» THE EXERCISE: Quote from the first line below through the line that contains "0.42, 0.48, 0.55, 0.47, 0.47]", both included, and leave the pictures out.

» SUPPLIED MATERIAL:
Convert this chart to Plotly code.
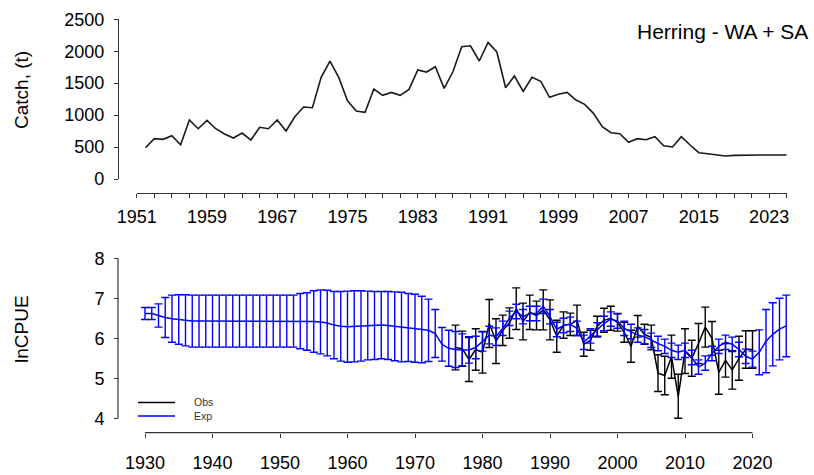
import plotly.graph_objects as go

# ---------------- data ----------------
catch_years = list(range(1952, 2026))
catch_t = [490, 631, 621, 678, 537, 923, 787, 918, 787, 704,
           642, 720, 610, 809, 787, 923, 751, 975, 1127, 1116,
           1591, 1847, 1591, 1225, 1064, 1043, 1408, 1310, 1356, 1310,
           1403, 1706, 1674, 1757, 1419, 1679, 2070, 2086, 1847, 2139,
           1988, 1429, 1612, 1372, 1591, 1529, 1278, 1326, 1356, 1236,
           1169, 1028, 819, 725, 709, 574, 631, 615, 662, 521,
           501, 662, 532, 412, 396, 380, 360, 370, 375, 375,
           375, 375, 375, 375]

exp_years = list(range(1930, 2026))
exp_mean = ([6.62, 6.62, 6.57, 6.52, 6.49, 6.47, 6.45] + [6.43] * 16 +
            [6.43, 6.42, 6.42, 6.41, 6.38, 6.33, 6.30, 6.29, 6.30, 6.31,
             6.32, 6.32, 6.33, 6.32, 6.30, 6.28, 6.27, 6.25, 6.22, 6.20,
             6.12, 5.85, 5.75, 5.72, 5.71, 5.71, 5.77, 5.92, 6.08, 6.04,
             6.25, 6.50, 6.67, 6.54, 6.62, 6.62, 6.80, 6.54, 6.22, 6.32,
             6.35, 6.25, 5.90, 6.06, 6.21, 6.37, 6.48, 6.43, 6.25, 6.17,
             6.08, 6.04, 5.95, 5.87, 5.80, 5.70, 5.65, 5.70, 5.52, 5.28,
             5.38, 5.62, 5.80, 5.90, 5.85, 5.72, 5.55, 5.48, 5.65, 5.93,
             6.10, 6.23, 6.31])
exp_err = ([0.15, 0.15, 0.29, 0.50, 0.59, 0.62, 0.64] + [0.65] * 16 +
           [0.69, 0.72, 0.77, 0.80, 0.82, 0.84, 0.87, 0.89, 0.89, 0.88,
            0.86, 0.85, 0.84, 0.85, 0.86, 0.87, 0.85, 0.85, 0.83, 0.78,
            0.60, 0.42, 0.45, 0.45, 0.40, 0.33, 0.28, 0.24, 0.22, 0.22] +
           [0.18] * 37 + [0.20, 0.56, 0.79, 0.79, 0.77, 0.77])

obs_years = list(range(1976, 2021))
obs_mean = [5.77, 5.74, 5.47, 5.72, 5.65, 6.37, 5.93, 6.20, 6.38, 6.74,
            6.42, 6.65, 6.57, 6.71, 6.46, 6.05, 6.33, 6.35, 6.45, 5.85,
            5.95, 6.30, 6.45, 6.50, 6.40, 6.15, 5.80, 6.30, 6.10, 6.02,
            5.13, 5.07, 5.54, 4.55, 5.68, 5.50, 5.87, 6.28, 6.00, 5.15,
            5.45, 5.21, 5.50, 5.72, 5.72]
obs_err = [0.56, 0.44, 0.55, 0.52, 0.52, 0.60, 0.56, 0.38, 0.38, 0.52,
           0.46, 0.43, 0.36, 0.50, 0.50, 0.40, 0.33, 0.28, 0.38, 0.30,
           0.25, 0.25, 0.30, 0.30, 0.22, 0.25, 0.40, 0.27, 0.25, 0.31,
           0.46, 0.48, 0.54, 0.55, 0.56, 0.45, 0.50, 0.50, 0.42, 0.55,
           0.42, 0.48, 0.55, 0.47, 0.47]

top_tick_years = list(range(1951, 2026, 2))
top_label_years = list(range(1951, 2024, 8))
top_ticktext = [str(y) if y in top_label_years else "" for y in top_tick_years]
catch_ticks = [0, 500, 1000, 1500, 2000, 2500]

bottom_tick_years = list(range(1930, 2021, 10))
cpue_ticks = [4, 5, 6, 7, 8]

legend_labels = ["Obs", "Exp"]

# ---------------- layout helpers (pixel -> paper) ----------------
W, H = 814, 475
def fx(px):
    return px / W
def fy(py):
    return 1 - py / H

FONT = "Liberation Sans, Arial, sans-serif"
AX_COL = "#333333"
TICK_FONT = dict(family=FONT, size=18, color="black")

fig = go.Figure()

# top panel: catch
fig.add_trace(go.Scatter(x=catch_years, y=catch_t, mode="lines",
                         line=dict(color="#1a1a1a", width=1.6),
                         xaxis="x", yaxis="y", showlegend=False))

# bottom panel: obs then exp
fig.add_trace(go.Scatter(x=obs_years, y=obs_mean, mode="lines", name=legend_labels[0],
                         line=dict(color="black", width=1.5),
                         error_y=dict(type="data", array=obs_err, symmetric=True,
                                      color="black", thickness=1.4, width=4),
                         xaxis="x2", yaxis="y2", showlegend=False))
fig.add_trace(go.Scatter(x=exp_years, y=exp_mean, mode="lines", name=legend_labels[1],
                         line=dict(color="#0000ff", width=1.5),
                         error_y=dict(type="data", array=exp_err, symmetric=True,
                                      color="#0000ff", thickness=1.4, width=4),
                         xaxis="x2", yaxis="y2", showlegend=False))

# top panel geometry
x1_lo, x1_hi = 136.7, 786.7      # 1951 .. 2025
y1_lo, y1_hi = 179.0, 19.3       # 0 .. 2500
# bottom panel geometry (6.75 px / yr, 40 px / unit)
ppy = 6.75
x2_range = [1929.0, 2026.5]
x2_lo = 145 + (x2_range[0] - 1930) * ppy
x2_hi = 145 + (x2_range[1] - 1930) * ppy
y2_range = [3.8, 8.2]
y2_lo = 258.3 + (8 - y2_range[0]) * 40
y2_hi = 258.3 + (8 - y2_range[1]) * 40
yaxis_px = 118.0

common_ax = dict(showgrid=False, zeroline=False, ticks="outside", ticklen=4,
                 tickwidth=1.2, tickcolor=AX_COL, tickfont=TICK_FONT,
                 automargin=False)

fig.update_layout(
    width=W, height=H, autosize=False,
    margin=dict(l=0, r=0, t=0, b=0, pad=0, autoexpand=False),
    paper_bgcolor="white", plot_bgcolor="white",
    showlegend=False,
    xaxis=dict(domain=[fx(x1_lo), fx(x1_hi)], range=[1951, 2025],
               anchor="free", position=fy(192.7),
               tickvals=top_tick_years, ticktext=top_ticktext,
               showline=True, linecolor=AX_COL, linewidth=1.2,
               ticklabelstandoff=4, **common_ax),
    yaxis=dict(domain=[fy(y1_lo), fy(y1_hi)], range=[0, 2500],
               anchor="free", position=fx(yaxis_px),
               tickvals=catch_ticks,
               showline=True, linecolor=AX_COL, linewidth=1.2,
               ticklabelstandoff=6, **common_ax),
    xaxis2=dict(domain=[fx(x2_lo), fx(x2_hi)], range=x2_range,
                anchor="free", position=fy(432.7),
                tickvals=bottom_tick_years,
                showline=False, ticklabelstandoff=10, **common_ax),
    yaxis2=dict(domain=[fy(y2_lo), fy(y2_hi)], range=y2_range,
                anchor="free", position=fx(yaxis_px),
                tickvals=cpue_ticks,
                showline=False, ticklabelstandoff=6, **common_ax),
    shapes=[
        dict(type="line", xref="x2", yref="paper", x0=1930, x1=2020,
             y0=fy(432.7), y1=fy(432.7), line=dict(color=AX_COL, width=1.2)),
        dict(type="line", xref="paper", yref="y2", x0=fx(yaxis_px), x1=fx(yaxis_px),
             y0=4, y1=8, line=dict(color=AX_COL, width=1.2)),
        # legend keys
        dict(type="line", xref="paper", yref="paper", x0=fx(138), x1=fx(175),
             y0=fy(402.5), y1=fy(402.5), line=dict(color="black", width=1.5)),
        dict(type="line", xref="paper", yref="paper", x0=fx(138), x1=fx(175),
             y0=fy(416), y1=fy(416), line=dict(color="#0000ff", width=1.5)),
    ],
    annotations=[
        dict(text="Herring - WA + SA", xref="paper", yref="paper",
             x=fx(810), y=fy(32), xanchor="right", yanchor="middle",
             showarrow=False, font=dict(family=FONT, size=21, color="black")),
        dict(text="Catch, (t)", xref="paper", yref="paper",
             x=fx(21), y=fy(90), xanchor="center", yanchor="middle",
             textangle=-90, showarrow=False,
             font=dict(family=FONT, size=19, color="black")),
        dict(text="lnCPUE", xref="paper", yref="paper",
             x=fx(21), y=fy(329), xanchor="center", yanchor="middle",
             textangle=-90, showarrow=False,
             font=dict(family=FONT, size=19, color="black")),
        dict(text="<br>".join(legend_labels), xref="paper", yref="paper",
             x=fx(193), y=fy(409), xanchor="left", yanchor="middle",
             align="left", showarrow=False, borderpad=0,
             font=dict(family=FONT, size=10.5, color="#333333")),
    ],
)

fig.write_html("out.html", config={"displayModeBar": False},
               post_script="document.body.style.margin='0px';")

» TASK ANSWER:
Convert this chart to Plotly code.
import plotly.graph_objects as go

# ---------------- data ----------------
catch_years = list(range(1952, 2026))
catch_t = [490, 631, 621, 678, 537, 923, 787, 918, 787, 704,
           642, 720, 610, 809, 787, 923, 751, 975, 1127, 1116,
           1591, 1847, 1591, 1225, 1064, 1043, 1408, 1310, 1356, 1310,
           1403, 1706, 1674, 1757, 1419, 1679, 2070, 2086, 1847, 2139,
           1988, 1429, 1612, 1372, 1591, 1529, 1278, 1326, 1356, 1236,
           1169, 1028, 819, 725, 709, 574, 631, 615, 662, 521,
           501, 662, 532, 412, 396, 380, 360, 370, 375, 375,
           375, 375, 375, 375]

exp_years = list(range(1930, 2026))
exp_mean = ([6.62, 6.62, 6.57, 6.52, 6.49, 6.47, 6.45] + [6.43] * 16 +
            [6.43, 6.42, 6.42, 6.41, 6.38, 6.33, 6.30, 6.29, 6.30, 6.31,
             6.32, 6.32, 6.33, 6.32, 6.30, 6.28, 6.27, 6.25, 6.22, 6.20,
             6.12, 5.85, 5.75, 5.72, 5.71, 5.71, 5.77, 5.92, 6.08, 6.04,
             6.25, 6.50, 6.67, 6.54, 6.62, 6.62, 6.80, 6.54, 6.22, 6.32,
             6.35, 6.25, 5.90, 6.06, 6.21, 6.37, 6.48, 6.43, 6.25, 6.17,
             6.08, 6.04, 5.95, 5.87, 5.80, 5.70, 5.65, 5.70, 5.52, 5.28,
             5.38, 5.62, 5.80, 5.90, 5.85, 5.72, 5.55, 5.48, 5.65, 5.93,
             6.10, 6.23, 6.31])
exp_err = ([0.15, 0.15, 0.29, 0.50, 0.59, 0.62, 0.64] + [0.65] * 16 +
           [0.69, 0.72, 0.77, 0.80, 0.82, 0.84, 0.87, 0.89, 0.89, 0.88,
            0.86, 0.85, 0.84, 0.85, 0.86, 0.87, 0.85, 0.85, 0.83, 0.78,
            0.60, 0.42, 0.45, 0.45, 0.40, 0.33, 0.28, 0.24, 0.22, 0.22] +
           [0.18] * 37 + [0.20, 0.56, 0.79, 0.79, 0.77, 0.77])

obs_years = list(range(1976, 2021))
obs_mean = [5.77, 5.74, 5.47, 5.72, 5.65, 6.37, 5.93, 6.20, 6.38, 6.74,
            6.42, 6.65, 6.57, 6.71, 6.46, 6.05, 6.33, 6.35, 6.45, 5.85,
            5.95, 6.30, 6.45, 6.50, 6.40, 6.15, 5.80, 6.30, 6.10, 6.02,
            5.13, 5.07, 5.54, 4.55, 5.68, 5.50, 5.87, 6.28, 6.00, 5.15,
            5.45, 5.21, 5.50, 5.72, 5.72]
obs_err = [0.56, 0.44, 0.55, 0.52, 0.52, 0.60, 0.56, 0.38, 0.38, 0.52,
           0.46, 0.43, 0.36, 0.50, 0.50, 0.40, 0.33, 0.28, 0.38, 0.30,
           0.25, 0.25, 0.30, 0.30, 0.22, 0.25, 0.40, 0.27, 0.25, 0.31,
           0.46, 0.48, 0.54, 0.55, 0.56, 0.45, 0.50, 0.50, 0.42, 0.55,
           0.42, 0.48, 0.55, 0.47, 0.47]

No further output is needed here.